(Data extracted from a collection)
******

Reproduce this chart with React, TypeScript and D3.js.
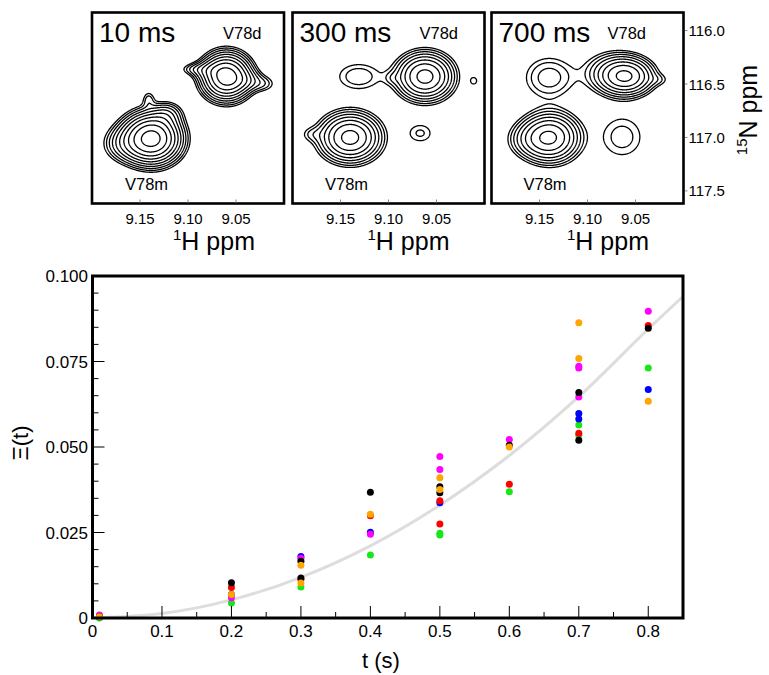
import React, { useMemo } from 'react';
import * as d3 from 'd3';

// ---------- scatter data ----------
const T_TICKS = [0, 0.1, 0.2, 0.3, 0.4, 0.5, 0.6, 0.7, 0.8];
const T_TICK_LABELS = ['0', '0.1', '0.2', '0.3', '0.4', '0.5', '0.6', '0.7', '0.8'];
const Y_TICKS = [0, 0.025, 0.05, 0.075, 0.1];
const Y_TICK_LABELS = ['0', '0.025', '0.050', '0.075', '0.100'];

const GREEN_PTS = [[0.01, 0.0], [0.2, 0.0044], [0.3, 0.0091], [0.4, 0.0184], [0.5, 0.0248], [0.5, 0.0243], [0.6, 0.0369], [0.7, 0.0564], [0.7, 0.0534], [0.8, 0.0731]];
const BLUE_PTS = [[0.01, 0.0004], [0.2, 0.0069], [0.3, 0.018], [0.4, 0.0251], [0.5, 0.0337], [0.7, 0.0598], [0.7, 0.0582], [0.8, 0.0668]];
const MAGENTA_PTS = [[0.01, 0.0009], [0.2, 0.0059], [0.3, 0.0175], [0.4, 0.0245], [0.5, 0.0472], [0.5, 0.0434], [0.6, 0.0522], [0.7, 0.0736], [0.7, 0.0731], [0.7, 0.0646], [0.8, 0.0897]];
const RED_PTS = [[0.01, 0.0004], [0.2, 0.0089], [0.3, 0.0113], [0.4, 0.0299], [0.5, 0.0343], [0.5, 0.0275], [0.6, 0.0391], [0.7, 0.054], [0.8, 0.0855]];
const BLACK_PTS = [[0.01, 0.0004], [0.2, 0.0103], [0.3, 0.0166], [0.3, 0.0117], [0.4, 0.0368], [0.5, 0.0384], [0.5, 0.0366], [0.6, 0.0505], [0.7, 0.0659], [0.7, 0.052], [0.8, 0.0847]];
const ORANGE_PTS = [[0.01, 0.0004], [0.2, 0.0069], [0.3, 0.0154], [0.3, 0.0102], [0.4, 0.0303], [0.5, 0.041], [0.5, 0.0376], [0.6, 0.05], [0.7, 0.0863], [0.7, 0.0759], [0.8, 0.0634]];

const SERIES = [
  { color: '#19e619', pts: GREEN_PTS },
  { color: '#0000ff', pts: BLUE_PTS },
  { color: '#ff00ff', pts: MAGENTA_PTS },
  { color: '#ff0000', pts: RED_PTS },
  { color: '#000000', pts: BLACK_PTS },
  { color: '#ffa500', pts: ORANGE_PTS },
];

const FIT_T = [0, 0.1, 0.2, 0.3, 0.4, 0.5, 0.6, 0.7, 0.8, 0.85];
const FIT_V = [0, 0.0013, 0.0053, 0.0119, 0.0211, 0.033, 0.0475, 0.0647, 0.0845, 0.094];

// ---------- spectra data ----------
const H_TICKS = [9.15, 9.1, 9.05];
const H_TICK_LABELS = ['9.15', '9.10', '9.05'];
const N_TICKS = [116.0, 116.5, 117.0, 117.5];
const N_TICK_LABELS = ['116.0', '116.5', '117.0', '117.5'];
const PANEL_TITLES = ['10 ms', '300 ms', '700 ms'];

// [1H ppm, 15N ppm, amplitude, width 1H, width 15N]
const PEAKS_10 = [
  [9.06, 116.43, 18, 0.0138, 0.118],
  [9.08, 116.37, 2.0, 0.012, 0.05],
  [9.094, 116.36, 1.1, 0.01, 0.035],
  [9.04, 116.47, 2.2, 0.012, 0.06],
  [9.021, 116.5, 1.3, 0.009, 0.05],
  [9.138, 117.01, 24, 0.016, 0.125],
  [9.165, 117.06, 3, 0.014, 0.1],
  [9.122, 116.78, 2.5, 0.01, 0.07],
  [9.141, 116.64, 1.4, 0.0045, 0.055],
];
const PEAKS_300 = [
  [9.062, 116.43, 12, 0.0162, 0.122],
  [9.096, 116.445, 0.7, 0.006, 0.04],
  [9.14, 117.0, 12, 0.0174, 0.126],
  [9.181, 116.97, 1.0, 0.008, 0.05],
  [9.131, 116.43, 1.85, 0.0178, 0.1],
  [9.067, 116.96, 1.5, 0.0113, 0.078],
  [9.011, 116.47, 1.15, 0.0045, 0.045],
];
const PEAKS_700 = [
  [9.06, 116.43, 10, 0.016, 0.1],
  [9.075, 116.39, 2.5, 0.019, 0.12],
  [9.025, 116.46, 0.8, 0.008, 0.04],
  [9.14, 116.44, 2.4, 0.0178, 0.135],
  [9.139, 117.0, 11, 0.0169, 0.128],
  [9.16, 117.02, 2, 0.015, 0.1],
  [9.064, 116.995, 1.7, 0.018, 0.16],
];
const PANEL_PEAKS = [PEAKS_10, PEAKS_300, PEAKS_700];
const CONTOUR_LEVELS = [1, 1.4, 1.96, 2.744, 3.842, 5.378, 7.53, 10.54, 14.76, 20.66, 28.93];

const FONT = 'Liberation Sans, Arial, Helvetica, sans-serif';

const PANEL_X = [92, 292.5, 491.5];
const PANEL_Y = 12.5;
const PANEL_W = 192;
const PANEL_H = 191;
const D_LABEL_DX = [131, 127, 116];
const M_LABEL_DX = [33, 32.5, 32];
const HLABEL_DX = [81, 75, 75.5];

function Panel({ idx }: { idx: number }) {
  const x0 = PANEL_X[idx];
  const peaks = PANEL_PEAKS[idx];
  const hs = d3.scaleLinear().domain([9.2, 9.0]).range([0, PANEL_W]);
  const ns = d3.scaleLinear().domain([115.831, 117.618]).range([0, PANEL_H]);
  const paths = useMemo(() => {
    const k = 2;
    const nx = PANEL_W * k, ny = PANEL_H * k;
    const vals = new Float64Array(nx * ny);
    for (let j = 0; j < ny; j++) {
      const n = ns.invert((j + 0.5) / k);
      for (let i = 0; i < nx; i++) {
        const h = hs.invert((i + 0.5) / k);
        let s = 0;
        for (const p of peaks) {
          const dh = (h - p[0]) / p[3];
          const dn = (n - p[1]) / p[4];
          s += p[2] * Math.exp(-0.5 * (dh * dh + dn * dn));
        }
        vals[j * nx + i] = s;
      }
    }
    const cs = d3.contours().size([nx, ny]).thresholds(CONTOUR_LEVELS)(Array.from(vals));
    const tr = d3.geoTransform({
      point: function (x: number, y: number) {
        (this as any).stream.point(x / k, y / k);
      },
    });
    const gp = d3.geoPath(tr);
    return cs.map((c) => gp(c as any) || '');
  }, [idx]);
  const clipId = 'clip' + idx;
  return (
    <g>
      <defs>
        <clipPath id={clipId}>
          <rect x={0} y={0} width={PANEL_W} height={PANEL_H} />
        </clipPath>
      </defs>
      <g transform={`translate(${x0},${PANEL_Y})`}>
        <g clipPath={`url(#${clipId})`}>
          {paths.map((d, i) => (
            <path key={i} d={d} fill="none" stroke="#000" strokeWidth={1.3} strokeLinejoin="round" />
          ))}
        </g>
        <rect x={0} y={0} width={PANEL_W} height={PANEL_H} fill="none" stroke="#000" strokeWidth={2.6} />
        {H_TICKS.map((t, i) => (
          <g key={i}>
            <line x1={hs(t)} x2={hs(t)} y1={PANEL_H - 1} y2={PANEL_H - 4} stroke="#888" strokeWidth={1} />
            <text x={hs(t)} y={224 - PANEL_Y} textAnchor="middle" fontSize={15} fontFamily={FONT}>
              {H_TICK_LABELS[i]}
            </text>
          </g>
        ))}
        <text x={7} y={42 - PANEL_Y} fontSize={28} fontFamily={FONT}>{PANEL_TITLES[idx]}</text>
        <text x={D_LABEL_DX[idx]} y={39 - PANEL_Y} fontSize={16.5} fontFamily={FONT}>V78d</text>
        <text x={M_LABEL_DX[idx]} y={190 - PANEL_Y} fontSize={16.5} fontFamily={FONT}>V78m</text>
        <text x={HLABEL_DX[idx]} y={250 - PANEL_Y} fontFamily={FONT}>
          <tspan fontSize={15} dy={-10}>1</tspan>
          <tspan fontSize={25} dy={10}>H ppm</tspan>
        </text>
        {idx === 2 &&
          N_TICKS.map((n, i) => (
            <g key={'n' + i}>
              <line x1={PANEL_W + 1.5} x2={PANEL_W + 4} y1={ns(n)} y2={ns(n)} stroke="#888" strokeWidth={1} />
              <text x={PANEL_W + 5} y={ns(n) + 5.5} fontSize={15} fontFamily={FONT}>{N_TICK_LABELS[i]}</text>
            </g>
          ))}
      </g>
    </g>
  );
}

export default function App() {
  const X0 = 92.5, X1 = 683, Y0 = 276, Y1 = 618;
  const x = d3.scaleLinear().domain([0, 0.85]).range([X0, X1]);
  const y = d3.scaleLinear().domain([0, 0.1]).range([Y1, Y0]);
  const fit = d3
    .line<number>()
    .x((_, i) => x(FIT_T[i]))
    .y((v) => y(v))
    .curve(d3.curveCatmullRom)(FIT_V) as string;
  const xMinor = d3.range(0, 0.85, 0.05);
  const yMinor = d3.range(0, 0.1001, 0.005);
  return (
    <svg width={769} height={675} style={{ position: 'absolute', left: 0, top: 0, background: '#fff' }}>
      <rect width={769} height={675} fill="#fff" />
      {[0, 1, 2].map((i) => (
        <Panel key={i} idx={i} />
      ))}
      <text transform="translate(757,110) rotate(-90)" textAnchor="middle" fontFamily={FONT}>
        <tspan fontSize={15} dy={-10}>15</tspan>
        <tspan fontSize={25} dy={10}>N ppm</tspan>
      </text>

      {/* scatter */}
      <defs>
        <clipPath id="plotclip">
          <rect x={X0} y={Y0} width={X1 - X0} height={Y1 - Y0} />
        </clipPath>
      </defs>
      <path d={fit} fill="none" stroke="#dddddd" strokeWidth={3} clipPath="url(#plotclip)" />
      {SERIES.map((s, si) =>
        s.pts.map((p, pi) => <circle key={si + '-' + pi} cx={x(p[0])} cy={y(p[1])} r={3.5} fill={s.color} />)
      )}
      {xMinor.map((t, i) => {
        const major = i % 2 === 0;
        return <line key={'xt' + i} x1={x(t)} x2={x(t)} y1={Y1} y2={Y1 - (major ? 12 : 6)} stroke="#000" strokeWidth={1} />;
      })}
      {yMinor.map((v, i) => {
        const major = i % 5 === 0;
        return <line key={'yt' + i} x1={X0} x2={X0 + (major ? 12 : 6)} y1={y(v)} y2={y(v)} stroke="#000" strokeWidth={1} />;
      })}
      <rect x={X0} y={Y0} width={X1 - X0} height={Y1 - Y0} fill="none" stroke="#000" strokeWidth={3} />
      {T_TICKS.map((t, i) => (
        <text key={'xl' + i} x={x(t)} y={637} textAnchor="middle" fontSize={17} fontFamily={FONT}>
          {T_TICK_LABELS[i]}
        </text>
      ))}
      {Y_TICKS.map((v, i) => (
        <text key={'yl' + i} x={88} y={y(v) + 6} textAnchor="end" fontSize={17} fontFamily={FONT}>
          {Y_TICK_LABELS[i]}
        </text>
      ))}
      <text x={381} y={668} textAnchor="middle" fontSize={22} fontFamily={FONT}>t (s)</text>
      <text transform="translate(28,443) rotate(-90)" textAnchor="middle" fontSize={22} fontFamily={FONT}>Ξ(t)</text>
    </svg>
  );
}
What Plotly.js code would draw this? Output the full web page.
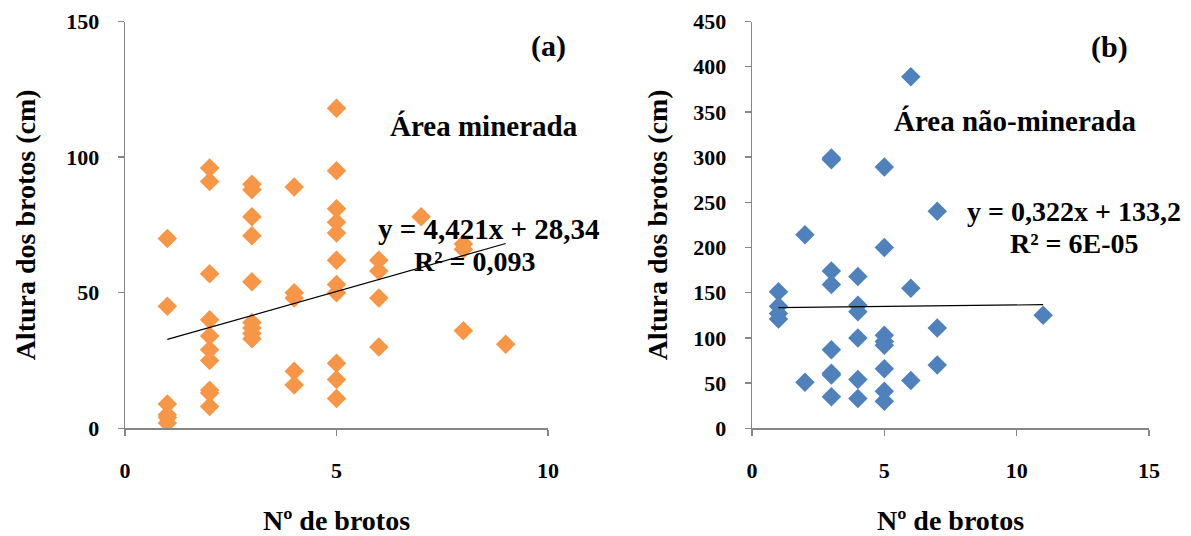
<!DOCTYPE html>
<html>
<head>
<meta charset="utf-8">
<script src="https://cdn.plot.ly/plotly-3.0.1.min.js"></script>
<style>html,body{margin:0;padding:0;background:#fff;}#chart{width:1191px;height:536px;}</style>
</head>
<body>
<div id="chart"></div>
<script>
// Panel (a) – Área minerada
const xA = [1,1,1,1,1,1,
  2,2,2,2,2,2,2,2,2,2,
  3,3,3,3,3,3,3,3,3,
  4,4,4,4,4,
  5,5,5,5,5,5,5,5,5,5,5,
  6,6,6,6,
  7,
  8,8,8,
  9];
const yA = [70,45,9,5,4,2,
  96,91,57,40,34,29,25,14,13,8,
  90,88,78,71,54,39,37,35,33,
  89,50,48,21,16,
  118,95,81,76,72,62,53,50,24,18,11,
  62,58,48,30,
  78,
  68,66,36,
  31];
const slopeA = 4.421, interceptA = 28.34;

// Panel (b) – Área não-minerada
const xB = [1,1,1,1,
  2,2,
  3,3,3,3,3,3,3,3,
  4,4,4,4,4,4,
  5,5,5,5,5,5,5,5,
  6,6,6,
  7,7,7,
  11];
const yB = [151,135,127,121,
  214,51,
  299,297,174,159,87,61,59,35,
  168,136,129,100,54,33,
  289,200,103,96,92,66,41,30,
  389,155,53,
  240,111,70,
  125];
const slopeB = 0.322, interceptB = 133.2;

const labelsA = {panel:'(a)', area:'Área minerada', eq:'y = 4,421x + 28,34', r2:'R² = 0,093'};
const labelsB = {panel:'(b)', area:'Área não-minerada', eq:'y = 0,322x + 133,2', r2:'R² = 6E-05'};
const yTitle = 'Altura dos brotos (cm)';
const xTitle = 'Nº de brotos';

function trend(xs, m, b){
  const lo = Math.min(...xs), hi = Math.max(...xs);
  return {x:[lo,hi], y:[m*lo+b, m*hi+b]};
}
const tA = trend(xA, slopeA, interceptA);
const tB = trend(xB, slopeB, interceptB);

const font = "'Liberation Serif', 'Times New Roman', serif";
const mk = c => ({symbol:'diamond', size:15, color:c, line:{width:0}});

const traces = [
  {x:xA, y:yA, type:'scatter', mode:'markers', marker:mk('#F79646'), xaxis:'x', yaxis:'y', hoverinfo:'x+y'},
  {x:tA.x, y:tA.y, type:'scatter', mode:'lines', line:{color:'#000', width:1.2}, xaxis:'x', yaxis:'y'},
  {x:xB, y:yB, type:'scatter', mode:'markers', marker:mk('#4F81BD'), xaxis:'x2', yaxis:'y2', hoverinfo:'x+y'},
  {x:tB.x, y:tB.y, type:'scatter', mode:'lines', line:{color:'#000', width:1.2}, xaxis:'x2', yaxis:'y2'}
];

const f = (s) => ({family:font, size:s, color:'#000', weight:'bold'});
const tickFont = f(22);
const titleFont = f(28);
const baseAxis = {
  showgrid:false, zeroline:false, showline:true, linecolor:'#868686', linewidth:1.3,
  ticks:'outside', ticklen:6, tickcolor:'#868686', tickwidth:1.3,
  tickfont:tickFont, fixedrange:true
};
const yDom = [(536-428.3)/536, (536-21.5)/536];

const layout = {
  width:1191, height:536,
  margin:{l:0, r:0, t:0, b:0},
  paper_bgcolor:'#fff', plot_bgcolor:'rgba(0,0,0,0)',
  showlegend:false,
  font:{family:font, color:'#000'},
  xaxis: Object.assign({}, baseAxis, {domain:[125/1191, 548/1191], range:[0,10], dtick:5, tick0:0, anchor:'y',
    ticklabelstandoff:16, title:{text:xTitle, font:titleFont, standoff:35}}),
  yaxis: Object.assign({}, baseAxis, {domain:yDom, range:[0,150], dtick:50, tick0:0, anchor:'x',
    ticklabelstandoff:14, title:{text:yTitle, font:titleFont, standoff:22}}),
  xaxis2: Object.assign({}, baseAxis, {domain:[752/1191, 1149/1191], range:[0,15], dtick:5, tick0:0, anchor:'y2',
    ticklabelstandoff:16, title:{text:xTitle, font:titleFont, standoff:35}}),
  yaxis2: Object.assign({}, baseAxis, {domain:yDom, range:[0,450], dtick:50, tick0:0, anchor:'x2',
    ticklabelstandoff:14, title:{text:yTitle, font:titleFont, standoff:17}}),
  annotations:[
    {xref:'x', yref:'y', x:10, y:141, text:labelsA.panel, showarrow:false, xanchor:'center', yanchor:'middle', font:f(30)},
    {xref:'x', yref:'y', x:8.48, y:111.3, text:labelsA.area, showarrow:false, xanchor:'center', yanchor:'middle', font:f(29)},
    {xref:'x', yref:'y', x:8.6, y:73.4, text:labelsA.eq, showarrow:false, xanchor:'center', yanchor:'middle', font:f(29)},
    {xref:'x', yref:'y', x:8.27, y:61.5, text:labelsA.r2, showarrow:false, xanchor:'center', yanchor:'middle', font:f(28)},
    {xref:'x2', yref:'y2', x:13.52, y:422, text:labelsB.panel, showarrow:false, xanchor:'center', yanchor:'middle', font:f(30)},
    {xref:'x2', yref:'y2', x:9.94, y:340, text:labelsB.area, showarrow:false, xanchor:'center', yanchor:'middle', font:f(29)},
    {xref:'x2', yref:'y2', x:12.17, y:239.4, text:labelsB.eq, showarrow:false, xanchor:'center', yanchor:'middle', font:f(28)},
    {xref:'x2', yref:'y2', x:12.2, y:204, text:labelsB.r2, showarrow:false, xanchor:'center', yanchor:'middle', font:f(28)}
  ]
};

Plotly.newPlot('chart', traces, layout, {displayModeBar:false, staticPlot:true});
</script>
</body>
</html>
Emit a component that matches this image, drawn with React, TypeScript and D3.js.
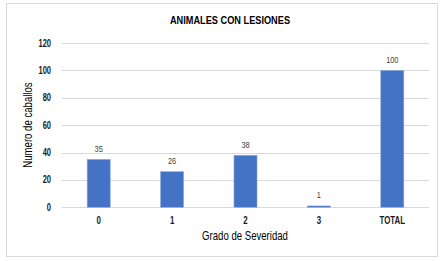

******

**What this task involves:** Exactly restate the lines from the beginning of the data through the line with "const Y_TICK_LABELS = ['0', '0.025', '0.050', '0.075', '0.100'];", and no others, keeping pictures out.

**Output of the exercise:**
Reproduce this chart with React, TypeScript and D3.js.
import React, { useMemo } from 'react';
import * as d3 from 'd3';

// ---------- scatter data ----------
const T_TICKS = [0, 0.1, 0.2, 0.3, 0.4, 0.5, 0.6, 0.7, 0.8];
const T_TICK_LABELS = ['0', '0.1', '0.2', '0.3', '0.4', '0.5', '0.6', '0.7', '0.8'];
const Y_TICKS = [0, 0.025, 0.05, 0.075, 0.1];
const Y_TICK_LABELS = ['0', '0.025', '0.050', '0.075', '0.100'];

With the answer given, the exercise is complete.